Most automation improves the productivity of human workers rather than replacing them. Expert systems don’t replace doctors: they make them more effective.
Some jobs do get automated out of existence, but this has been going on for generations – at least since the start of the agricultural revolution in the fifteenth century. In the middle ages, most people worked the land. Now only a tiny minority do that, and they produce vastly more output. The rest of us do different stuff.
Jobs which get automated are generally dismal occupations. In 1900 a “computer” was not a machine, but a person spending all day every day carrying out soul-destroying rote calculations. Their silicon namesakes ended this drudgery, and a laptop with a spreadsheet can now do the work of many human calculators. Factory robots haven’t yet displaced human workers from production lines, but they have dramatically reduced their numbers. No-one who has worked on a production line is likely to argue that it was exciting or enriching work.

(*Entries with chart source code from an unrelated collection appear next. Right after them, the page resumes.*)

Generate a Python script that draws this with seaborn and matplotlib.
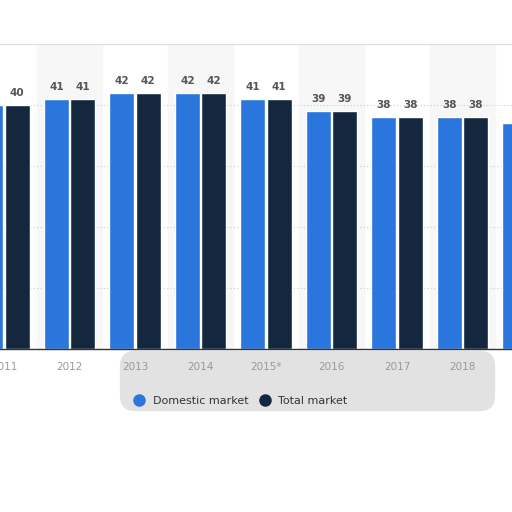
import pandas as pd
import matplotlib.pyplot as plt
import seaborn as sns
from matplotlib.lines import Line2D
from matplotlib.patches import FancyBboxPatch

# chart values
years = ["2011", "2012", "2013", "2014", "2015*", "2016", "2017", "2018", "2019"]
domestic = [40, 41, 42, 42, 41, 39, 38, 38, 37]
total = [40, 41, 42, 42, 41, 39, 38, 38, 37]
series = ["Domestic market", "Total market"]
colors = ["#2a76dc", "#13283f"]

df = pd.DataFrame({
    "year": years * 2,
    "value": domestic + total,
    "series": [series[0]] * len(years) + [series[1]] * len(years),
})

sns.set_style("white")
plt.rcParams["font.family"] = ["DejaVu Sans"]

fig = plt.figure(figsize=(5.12, 5.12), dpi=100)

# soft grey smear under the axis, as in the source image
smear = FancyBboxPatch((125 / 512, 1 - 406 / 512), 365 / 512, 50 / 512,
                       boxstyle="round,pad=0.01,rounding_size=0.03",
                       transform=fig.transFigure, facecolor="#e2e2e2",
                       edgecolor="none", zorder=-1)
fig.patches.append(smear)

ax = fig.add_axes([0, 1 - 349 / 512, 1, 305 / 512])

# faint alternating column bands
for i in range(1, len(years), 2):
    ax.axvspan(i - 0.5, i + 0.5, color="#f7f7f7", zorder=0)

sns.barplot(data=df, x="year", y="value", hue="series", hue_order=series,
            palette=colors, width=0.8, gap=0.04, saturation=1,
            legend=False, ax=ax, zorder=2)

for cont in ax.containers:
    ax.bar_label(cont, padding=5, fontsize=7.5, fontweight="bold", color="#555555")

ax.set_ylim(0, 50)
ax.set_xlim(-4 / 65.5, (512 - 4) / 65.5)
ax.set_yticks([0, 10, 20, 30, 40, 50])
ax.set_yticklabels([])
ax.yaxis.grid(True, color="#cccccc", linestyle=(0, (1, 2)), linewidth=0.8)
ax.set_axisbelow(True)
ax.tick_params(axis="x", length=0, pad=9, labelsize=7.5, labelcolor="#999999")
ax.tick_params(axis="y", length=0)
ax.set_xlabel("")
ax.set_ylabel("")
for side in ["left", "right"]:
    ax.spines[side].set_visible(False)
ax.spines["top"].set_color("#dddddd")
ax.spines["bottom"].set_color("#333333")
ax.spines["bottom"].set_linewidth(1.0)

handles = [Line2D([], [], marker="o", linestyle="", markersize=8,
                  markerfacecolor=c, markeredgecolor=c) for c in colors]
fig.legend(handles, series, loc="center", bbox_to_anchor=(238 / 512, 1 - 401 / 512),
           ncol=2, frameon=False, fontsize=8, handletextpad=0.2, columnspacing=0.5,
           labelcolor="#333333")

fig.savefig("out.png", dpi=100)
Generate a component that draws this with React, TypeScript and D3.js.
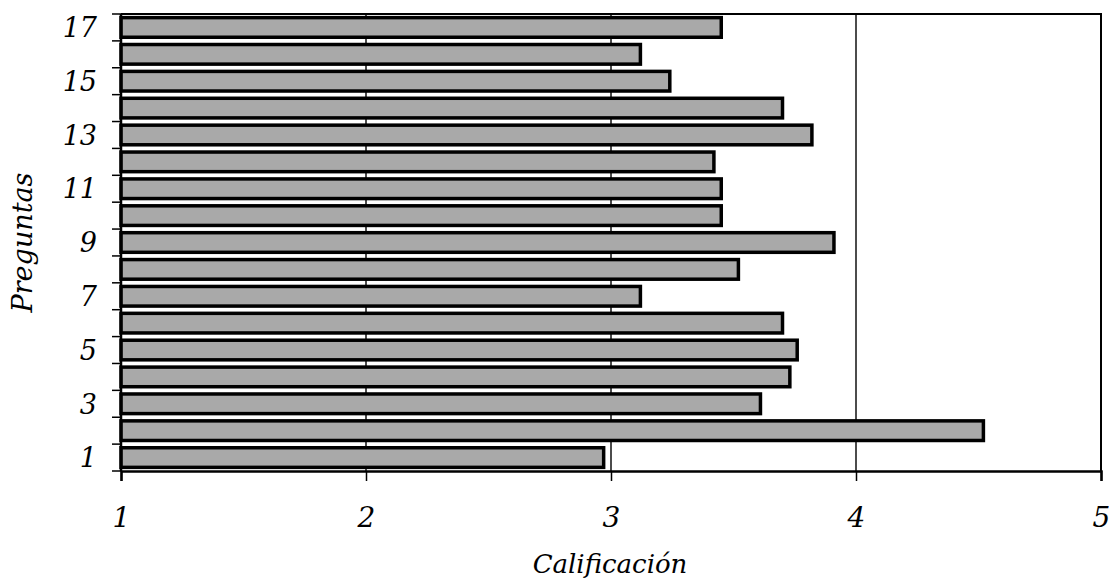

That’s not to deny that when a profession does get automated, the effect can be acutely painful for the individual who loses her job, and for her family. Change can be very uncomfortable, but it’s hard to have progress without change.
Computers (and robots, their mobile incarnations) won’t make humans redundant as long as silicon devices remain unaware of themselves and their surroundings. Until computers pass the Turing Test, humans will be needed to provide context and commonsense. Machines endowed with artificial intelligence will contribute more and more to economic life, but humans will remain employed by scampering up the value-added curve ahead of them.
But what happens if and when a computer passes the Turing Test, and an artificial intelligence becomes the first artificial general intelligence? We may indeed become redundant then – and not just in the workplace.